#### INFORMATION SHOWN
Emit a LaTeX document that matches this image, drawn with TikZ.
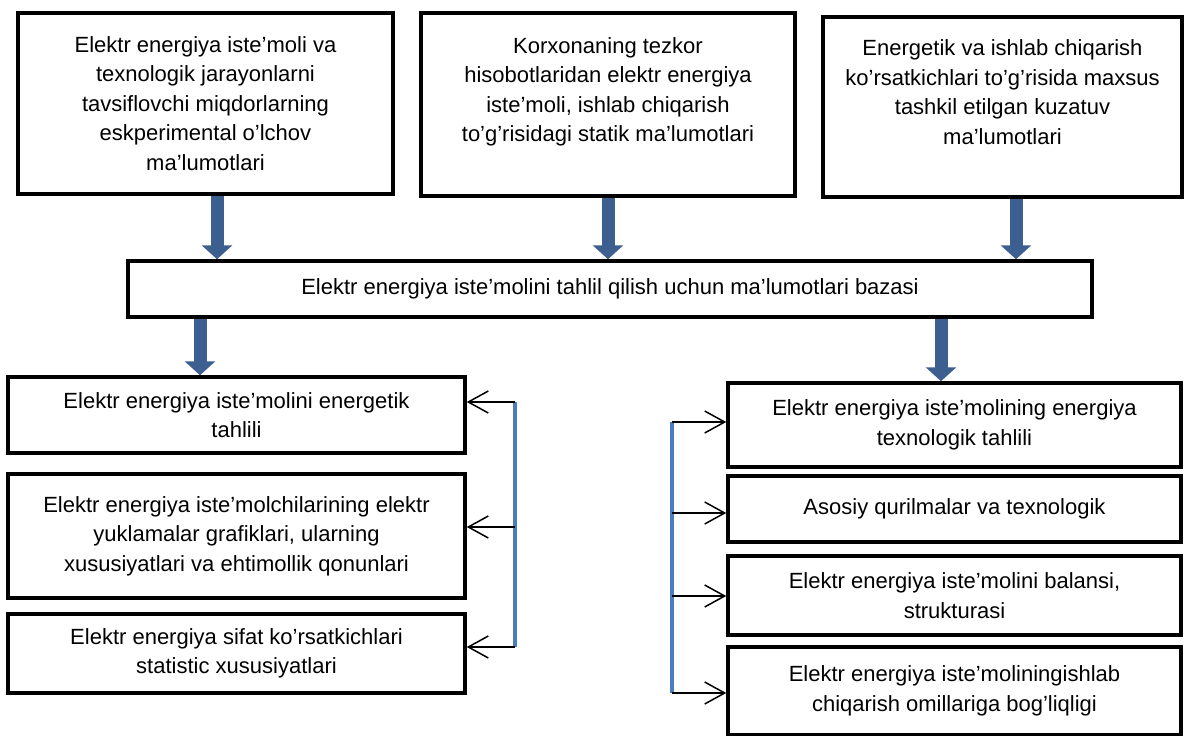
\documentclass[tikz,border=0pt]{standalone}
\usepackage{fontspec}
\setmainfont{Liberation Sans}
\usetikzlibrary{arrows.meta}
\definecolor{arrowblue}{HTML}{3D5F8F}
\definecolor{lineblue}{HTML}{4A7EBB}
\tikzset{box/.style={draw, line width=3.5pt, align=center, inner sep=4pt, font=\fontsize{22}{29.5}\selectfont}}
\tikzset{fat/.style={color=arrowblue, line width=13pt, -{Triangle[length=14pt,width=30pt]}}}
\tikzset{rail/.style={draw=lineblue, line width=3.5pt}}
\tikzset{barb/.style={line width=1.5pt, -{Straight Barb[length=20pt,width=22pt]}}}
\newcommand{\fatarrow}[3]{\draw[fat] (#1,0 |- #2) -- (#1,0 |- #3);}

\begin{document}
\begin{tikzpicture}[x=1pt,y=-1pt]
\useasboundingbox (0,0) rectangle (1184,736);
\node[box, minimum width=375pt, minimum height=181pt] (src1) at (205.5,103.5) {Elektr energiya iste’moli va\\texnologik jarayonlarni\\tavsiflovchi miqdorlarning\\eskperimental o’lchov\\ma’lumotlari};
\node[box, minimum width=374pt, minimum height=183pt] (src2) at (608,104.5) {Korxonaning tezkor\\hisobotlaridan elektr energiya\\iste’moli, ishlab chiqarish\\to’g’risidagi statik ma’lumotlari\\~};
\node[box, minimum width=359pt, minimum height=180pt] (src3) at (1002.5,107) {Energetik va ishlab chiqarish\\ko’rsatkichlari to’g’risida maxsus\\tashkil etilgan kuzatuv\\ma’lumotlari\\~};
\node[box, minimum width=964pt, minimum height=56pt] (base) at (610,289) {Elektr energiya iste’molini tahlil qilish uchun ma’lumotlari bazasi};
\node[box, minimum width=457pt, minimum height=76pt] (en1) at (236.5,415) {Elektr energiya iste’molini energetik\\tahlili};
\node[box, minimum width=457pt, minimum height=124pt] (en2) at (236.5,536) {Elektr energiya iste’molchilarining elektr\\yuklamalar grafiklari, ularning\\xususiyatlari va ehtimollik qonunlari};
\node[box, minimum width=457pt, minimum height=79pt] (en3) at (236.5,653.5) {Elektr energiya sifat ko’rsatkichlari\\statistic xususiyatlari};
\node[box, minimum width=453pt, minimum height=84pt] (tx1) at (954.5,425) {Elektr energiya iste’molining energiya\\texnologik tahlili};
\node[box, minimum width=453pt, minimum height=66pt] (tx2) at (954.5,509) {Asosiy qurilmalar va texnologik};
\node[box, minimum width=453pt, minimum height=79pt] (tx3) at (954.5,595.5) {Elektr energiya iste’molini balansi,\\strukturasi};
\node[box, minimum width=453pt, minimum height=88pt] (tx4) at (954.5,691) {Elektr energiya iste’moliningishlab\\chiqarish omillariga bog’liqligi};
\fatarrow{217}{src1.south}{base.north}
\fatarrow{608}{src2.south}{base.north}
\fatarrow{1016}{src3.south}{base.north}
\fatarrow{200}{base.south}{en1.north}
\fatarrow{941}{base.south}{tx1.north}
\coordinate (lt) at (515,402);
\coordinate (lm) at (515,527);
\coordinate (lb) at (515,647);
\coordinate (rt) at (672,422);
\coordinate (rm1) at (672,513);
\coordinate (rm2) at (672,596);
\coordinate (rb) at (672,693);
\draw[rail] (lt) -- (lb);
\draw[rail] (rt) -- (rb);
\draw[barb] (lt) -- (lt -| en1.east);
\draw[barb] (lm) -- (lm -| en2.east);
\draw[barb] (lb) -- (lb -| en3.east);
\draw[barb] (rt) -- (rt -| tx1.west);
\draw[barb] (rm1) -- (rm1 -| tx2.west);
\draw[barb] (rm2) -- (rm2 -| tx3.west);
\draw[barb] (rb) -- (rb -| tx4.west);
\end{tikzpicture}
\end{document}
########
#### DIRECTIONS
Copy out each line word for word, please, skipping the images.

#### TASK RESPONSE
Emit a LaTeX document that matches this image, drawn with TikZ.
\documentclass[tikz,border=0pt]{standalone}
\usepackage{fontspec}
\setmainfont{Liberation Sans}
\usetikzlibrary{arrows.meta}
\definecolor{arrowblue}{HTML}{3D5F8F}
\definecolor{lineblue}{HTML}{4A7EBB}
\tikzset{box/.style={draw, line width=3.5pt, align=center, inner sep=4pt, font=\fontsize{22}{29.5}\selectfont}}
\tikzset{fat/.style={color=arrowblue, line width=13pt, -{Triangle[length=14pt,width=30pt]}}}
\tikzset{rail/.style={draw=lineblue, line width=3.5pt}}
\tikzset{barb/.style={line width=1.5pt, -{Straight Barb[length=20pt,width=22pt]}}}
\newcommand{\fatarrow}[3]{\draw[fat] (#1,0 |- #2) -- (#1,0 |- #3);}

\begin{document}
\begin{tikzpicture}[x=1pt,y=-1pt]
\useasboundingbox (0,0) rectangle (1184,736);
\node[box, minimum width=375pt, minimum height=181pt] (src1) at (205.5,103.5) {Elektr energiya iste’moli va\\texnologik jarayonlarni\\tavsiflovchi miqdorlarning\\eskperimental o’lchov\\ma’lumotlari};
\node[box, minimum width=374pt, minimum height=183pt] (src2) at (608,104.5) {Korxonaning tezkor\\hisobotlaridan elektr energiya\\iste’moli, ishlab chiqarish\\to’g’risidagi statik ma’lumotlari\\~};
\node[box, minimum width=359pt, minimum height=180pt] (src3) at (1002.5,107) {Energetik va ishlab chiqarish\\ko’rsatkichlari to’g’risida maxsus\\tashkil etilgan kuzatuv\\ma’lumotlari\\~};
\node[box, minimum width=964pt, minimum height=56pt] (base) at (610,289) {Elektr energiya iste’molini tahlil qilish uchun ma’lumotlari bazasi};
\node[box, minimum width=457pt, minimum height=76pt] (en1) at (236.5,415) {Elektr energiya iste’molini energetik\\tahlili};
\node[box, minimum width=457pt, minimum height=124pt] (en2) at (236.5,536) {Elektr energiya iste’molchilarining elektr\\yuklamalar grafiklari, ularning\\xususiyatlari va ehtimollik qonunlari};
\node[box, minimum width=457pt, minimum height=79pt] (en3) at (236.5,653.5) {Elektr energiya sifat ko’rsatkichlari\\statistic xususiyatlari};
\node[box, minimum width=453pt, minimum height=84pt] (tx1) at (954.5,425) {Elektr energiya iste’molining energiya\\texnologik tahlili};
\node[box, minimum width=453pt, minimum height=66pt] (tx2) at (954.5,509) {Asosiy qurilmalar va texnologik};
\node[box, minimum width=453pt, minimum height=79pt] (tx3) at (954.5,595.5) {Elektr energiya iste’molini balansi,\\strukturasi};
\node[box, minimum width=453pt, minimum height=88pt] (tx4) at (954.5,691) {Elektr energiya iste’moliningishlab\\chiqarish omillariga bog’liqligi};
\fatarrow{217}{src1.south}{base.north}
\fatarrow{608}{src2.south}{base.north}
\fatarrow{1016}{src3.south}{base.north}
\fatarrow{200}{base.south}{en1.north}
\fatarrow{941}{base.south}{tx1.north}
\coordinate (lt) at (515,402);
\coordinate (lm) at (515,527);
\coordinate (lb) at (515,647);
\coordinate (rt) at (672,422);
\coordinate (rm1) at (672,513);
\coordinate (rm2) at (672,596);
\coordinate (rb) at (672,693);
\draw[rail] (lt) -- (lb);
\draw[rail] (rt) -- (rb);
\draw[barb] (lt) -- (lt -| en1.east);
\draw[barb] (lm) -- (lm -| en2.east);
\draw[barb] (lb) -- (lb -| en3.east);
\draw[barb] (rt) -- (rt -| tx1.west);
\draw[barb] (rm1) -- (rm1 -| tx2.west);
\draw[barb] (rm2) -- (rm2 -| tx3.west);
\draw[barb] (rb) -- (rb -| tx4.west);
\end{tikzpicture}
\end{document}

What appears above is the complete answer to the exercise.